When to Apply for the FAFSA
Think you know the deadline? The true answer might surprise you.
Missing the deadline.
It’s one of the most common reasons people miss out on money they might have otherwise received. Turn in your FAFSA late – or error-filled too near the deadline to correct – and you could easily be out of luck.
What’s more, federal and state money is given out on a first-come first-served basis. You might be on time, but if enough folk are ahead of you in line, you’ll receive a smaller slice of the pie – if there’s any left at all.
In other words – if you want the best shot of getting state or federal money, the sooner you submit a correct application, the better.
Of course, that’s not always possible. Maybe you got taken off the wait-list at a college, or you switch your acceptance from one school to another thanks to some new life development.
In such cases, you need to know the latest you can turn in your FAFSA application, and retain eligibility.
The short answer is – it depends. The Federal application deadline is June 30th. That’s a receipt deadline – it has to be in the mail by that date.
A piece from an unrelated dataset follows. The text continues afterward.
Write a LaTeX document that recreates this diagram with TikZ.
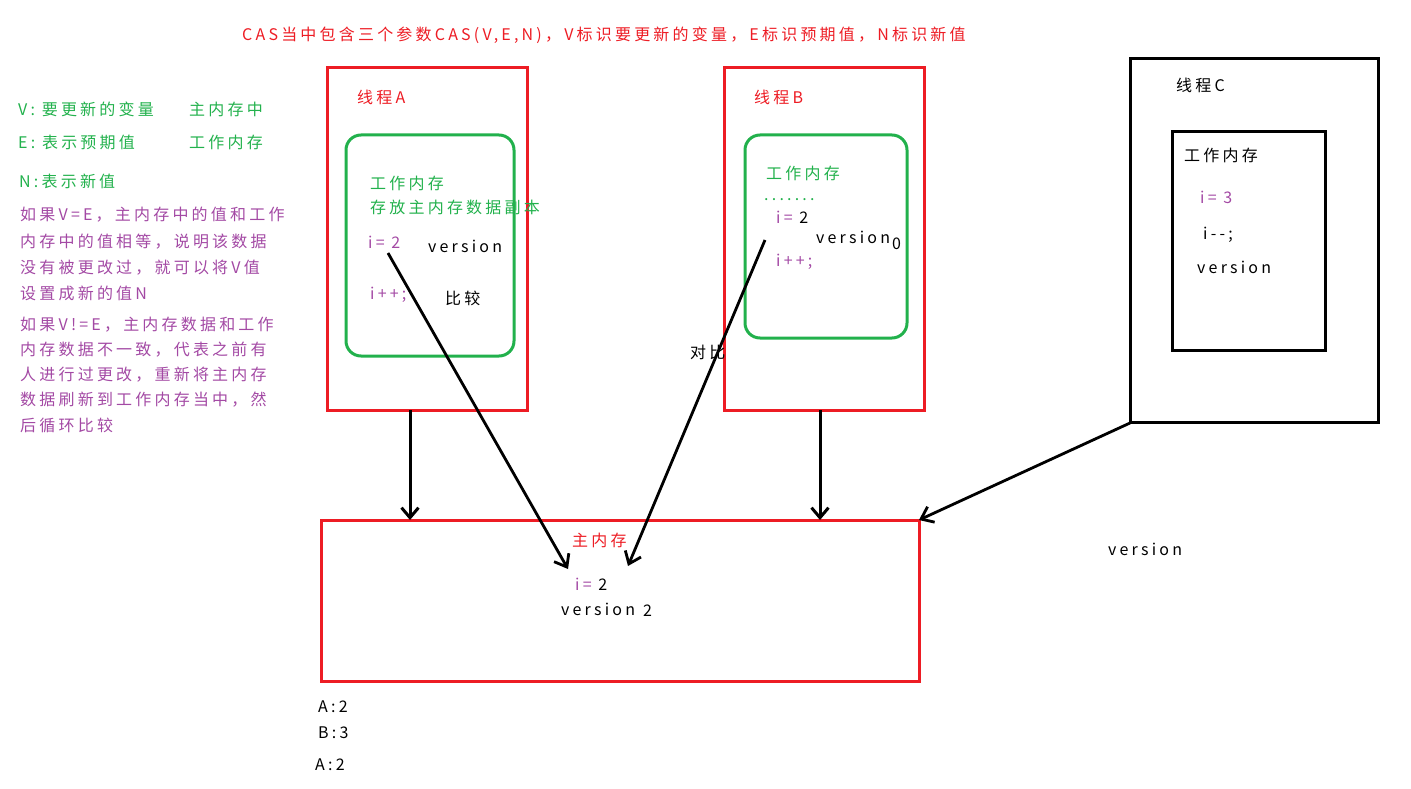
\documentclass[tikz,border=0pt]{standalone}
\usepackage{fontspec}
\setmainfont{Noto Sans CJK SC}
\newfontfamily\cjk[LetterSpace=20]{Noto Sans CJK SC}
\usetikzlibrary{arrows.meta}
\definecolor{pred}{RGB}{237,28,36}
\definecolor{pgreen}{RGB}{34,177,76}
\definecolor{ppurple}{RGB}{163,73,164}
\tikzset{
  txt/.style={anchor=west,inner sep=0pt,font=\cjk\fontsize{16}{18}\selectfont},
  gtxt/.style={txt,text=pgreen},
  ptxt/.style={txt,text=ppurple},
  rtxt/.style={txt,text=pred},
  btxt/.style={txt,text=black},
  redbox/.style={draw=pred,line width=3pt},
  greenbox/.style={draw=pgreen,line width=3pt,rounded corners=15pt},
  blackbox/.style={draw=black,line width=3pt},
  conn/.style={draw=black,line width=3pt,-{Straight Barb[length=10pt,width=17pt,line width=3pt]}},
  conn2/.style={draw=black,line width=2.8pt,-{Straight Barb[length=11pt,width=17pt,line width=2.8pt]}}
}
\begin{document}
\begin{tikzpicture}[x=1pt,y=-1pt]
\useasboundingbox (0,0) rectangle (1411,789);
% title
\node[rtxt] (title) at (242,35) {CAS当中包含三个参数CAS(V,E,N)，V标识要更新的变量，E标识预期值，N标识新值};
% left notes
\node[gtxt] (v) at (18,109) {V: 要更新的变量};
\node[gtxt] (v2) at (189,109) {主内存中};
\node[gtxt] (e) at (18,142) {E: 表示预期值};
\node[gtxt] (e2) at (189,142) {工作内存};
\node[gtxt] (n) at (19,181) {N:表示新值};
\node[ptxt] (p1) at (20,215) {如果V=E，主内存中的值和工作};
\node[ptxt] (p2) at (20,242) {内存中的值相等，说明该数据};
\node[ptxt] (p3) at (20,268) {没有被更改过，就可以将V值};
\node[ptxt] (p4) at (20,293) {设置成新的值N};
\node[ptxt] (q1) at (20,325) {如果V!=E，主内存数据和工作};
\node[ptxt] (q2) at (20,350) {内存数据不一致，代表之前有};
\node[ptxt] (q3) at (20,375) {人进行过更改，重新将主内存};
\node[ptxt] (q4) at (20,400) {数据刷新到工作内存当中，然};
\node[ptxt] (q5) at (20,425) {后循环比较};
% thread A
\draw[redbox] (327,68) rectangle (527,410);
\coordinate (Abot) at (410,410);
\node[rtxt] (la) at (357,97) {线程A};
\draw[greenbox] (346,135) rectangle (514,356);
\node[gtxt] (wa1) at (370,183) {工作内存};
\node[gtxt] (wa2) at (370,207) {存放主内存数据副本};
\node[ptxt] (ia) at (368,242) {i= 2};
\node[btxt] (va) at (428,246) {version};
\node[ptxt] (ipa) at (370,295) {i++;};
\node[btxt] (cmp) at (445,298) {比较};
\coordinate (Astart) at (388,253);
% thread B
\draw[redbox] (724,68) rectangle (924,410);
\coordinate (Bbot) at (820,410);
\node[rtxt] (lb) at (754,97) {线程B};
\draw[greenbox] (745,135) rectangle (907,338);
\node[gtxt] (wb1) at (766,173) {工作内存};
\node[gtxt] (dots) at (764,200) {.......};
\node[ptxt] (ib) at (776,217) {i= \textcolor{black}{2}};
\node[btxt] (vb) at (816,237) {version};
\node[btxt] (vb0) at (892,244) {0};
\node[ptxt] (ipb) at (776,262) {i++;};
\node[btxt] (db) at (690,352) {对比};
\coordinate (Bstart) at (765,240);
% thread C
\draw[blackbox] (1130,59) rectangle (1378,422);
\coordinate (Ccorner) at (1130,423);
\node[btxt] (lc) at (1176,85) {线程C};
\draw[blackbox] (1172,132) rectangle (1325,350);
\node[btxt] (wc) at (1184,155) {工作内存};
\node[ptxt] (ic) at (1200,197) {i= 3};
\node[btxt] (imc) at (1203,235) {i--;};
\node[btxt] (vc) at (1197,267) {version};
% main memory
\draw[redbox] (321,520) rectangle (919,681);
\coordinate (Mtopa) at (410,520);
\coordinate (Mtopb) at (820,520);
\coordinate (Mcorner) at (919,520);
\coordinate (Mia) at (568,569);
\coordinate (Mib) at (628,566);
\node[rtxt] (mm) at (572,540) {主内存};
\node[ptxt] (im) at (575,584) {i= \textcolor{black}{2}};
\node[btxt] (vm) at (561,609) {version};
\node[btxt] (vm2) at (643,611) {2};
\node[btxt] (vout) at (1108,549) {version};
\node[btxt] (a1) at (318,707) {A:2};
\node[btxt] (b1) at (318,733) {B:3};
\node[btxt] (a2) at (315,765) {A:2};
% connectors
\draw[conn] (Abot) -- (Mtopa);
\draw[conn] (Bbot) -- (Mtopb);
\draw[conn2] (Astart) -- (Mia);
\draw[conn2] (Bstart) -- (Mib);
\draw[conn2] (Ccorner) -- (Mcorner);
\end{tikzpicture}
\end{document}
You have an extension until September 15th to make any corrections that can be done over FAFSA’s website.
Federal Vs. State
However, those dates often aren’t important.
That’s because the FAFSA form isn’t just used for federal money – but also for state assistance.
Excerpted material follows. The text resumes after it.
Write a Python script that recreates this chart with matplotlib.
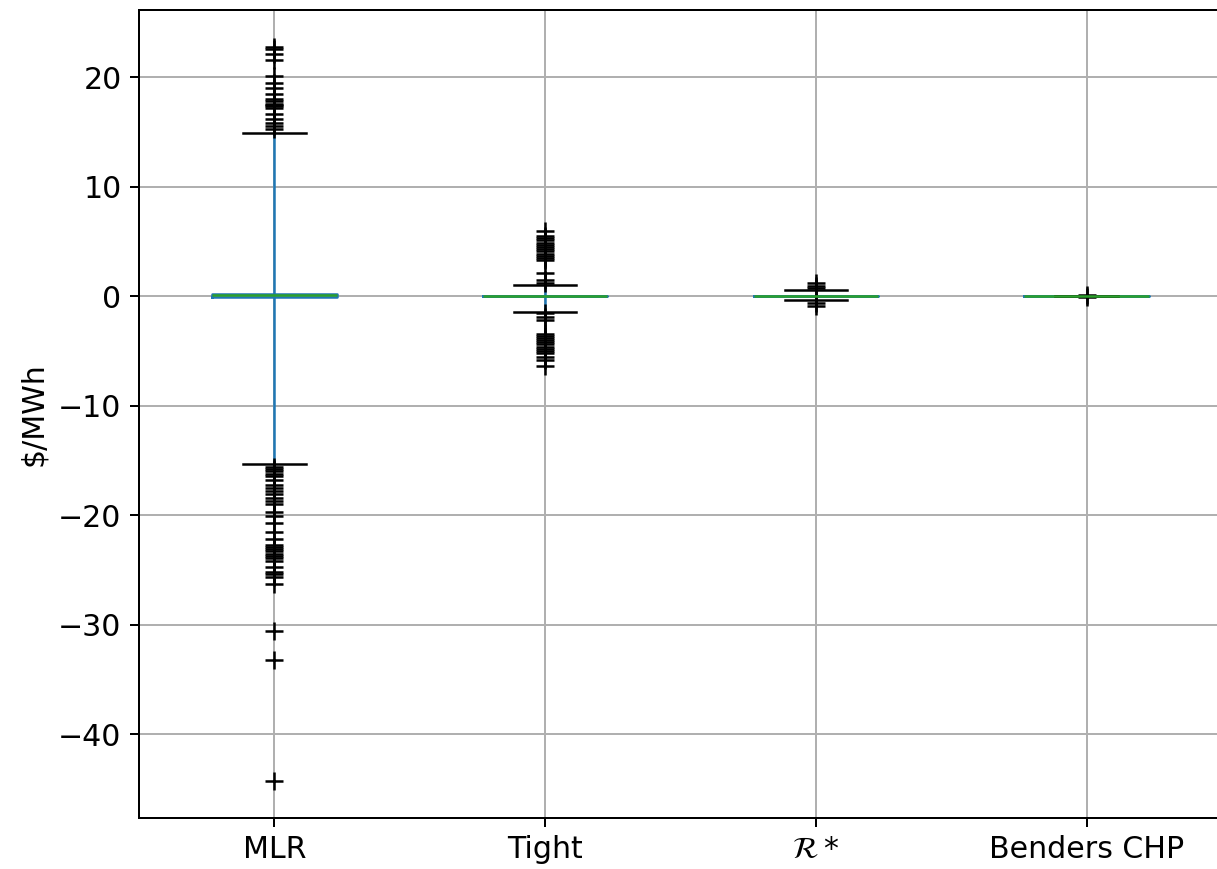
import matplotlib
matplotlib.use("Agg")
import matplotlib.pyplot as plt

# categories
labels = ["MLR", "Tight", r"$\mathcal{R}*$", "Benders CHP"]

# box stats ($/MWh)
medians = [0.1, 0.0, 0.0, 0.0]
q1 = [-0.05, 0.0, 0.0, 0.0]
q3 = [0.25, 0.0, 0.0, 0.0]
whislo = [-15.3, -1.4, -0.3, 0.0]
whishi = [14.9, 1.0, 0.6, 0.0]

# outliers
fliers_mlr = [22.8, 22.6, 22.1, 21.6, 20.1, 19.5, 19.0, 18.5, 18.0, 17.8, 17.6, 17.5,
              17.4, 17.2, 16.7, 16.2, 15.8, 15.6, 15.3,
              -15.6, -15.8, -16.0, -16.2, -16.4, -16.8, -17.2, -17.5, -17.8, -18.1,
              -18.4, -18.7, -19.0, -19.7, -20.1, -20.7, -21.5, -22.2, -22.7, -22.9,
              -23.1, -23.3, -23.5, -23.7, -23.9, -24.2, -24.7, -25.2, -25.4, -25.6,
              -26.3, -30.6, -33.2, -44.3]
fliers_tight = [6.0, 5.5, 5.3, 5.1, 4.9, 4.7, 4.5, 4.3, 4.1, 3.9, 3.7, 3.5, 3.3,
                2.1, 1.5, 1.2,
                -1.5, -1.9, -2.2, -3.4, -3.6, -3.8, -4.0, -4.2, -4.4, -4.6, -4.8,
                -5.0, -5.2, -5.5, -5.8, -6.4]
fliers_rstar = [1.2, 0.9, 0.8, -0.6, -0.9]
fliers_benders = [0.1, -0.05]
fliers = [fliers_mlr, fliers_tight, fliers_rstar, fliers_benders]

stats = []
for i in range(len(labels)):
    stats.append({"label": labels[i], "med": medians[i], "q1": q1[i], "q3": q3[i],
                  "whislo": whislo[i], "whishi": whishi[i], "fliers": fliers[i]})

fig = plt.figure(figsize=(1217 / 180, 869 / 180), dpi=180)
ax = fig.add_axes([139 / 1217, 51 / 869, 1083 / 1217, 808 / 869])

ax.bxp(stats, widths=0.46,
       boxprops=dict(color="C0"),
       whiskerprops=dict(color="C0"),
       capprops=dict(color="k"),
       medianprops=dict(color="C2"),
       flierprops=dict(marker="+", markeredgecolor="k", markersize=7, linestyle="none"))

ax.grid(True)
ax.set_ylabel(r"\$/MWh", fontsize=12)
ax.tick_params(labelsize=12)

fig.savefig("out.png", dpi=180)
And each state is different. In Connecticut, you need to have all your forms submitted by February 15th (at least, for priority consideration). In Ohio, the deadline is October 1st – well after the federal deadline.
In most cases, though, the state deadline is earlier – and that’s what should set your pace. If you can’t find a state’s deadline on the FAFSA page here, then your schools’ financial aid administrator should be able to tell you.
Still, it’s worth stressing again – if you submit your application at the last possible moment, you will by definition be at the back of the line. State government and federal programs run out of money before everyone eligible receives any all the time. Demand is usually greater than supply.
What’s more, if you have any mistakes on your application, you may not have time to correct them. Sending incorrect paperwork through a bureaucracy… your odds are not good.
The earliest you can submit a FAFSA is January 1st of the same year – if your college acceptance schedule is amenable, try to get your FAFSA in as close to this date as possible. You’ll be applying to a larger pool of money, you’ll be nearer the head of the line – and you’ll get a response back sooner quite often, helping you to plan your college finances more easily. There is no reason to hold back on your FAFSA application – just because you’re in, doesn’t mean you’ve finished your work. Don’t slack off this near the finish line.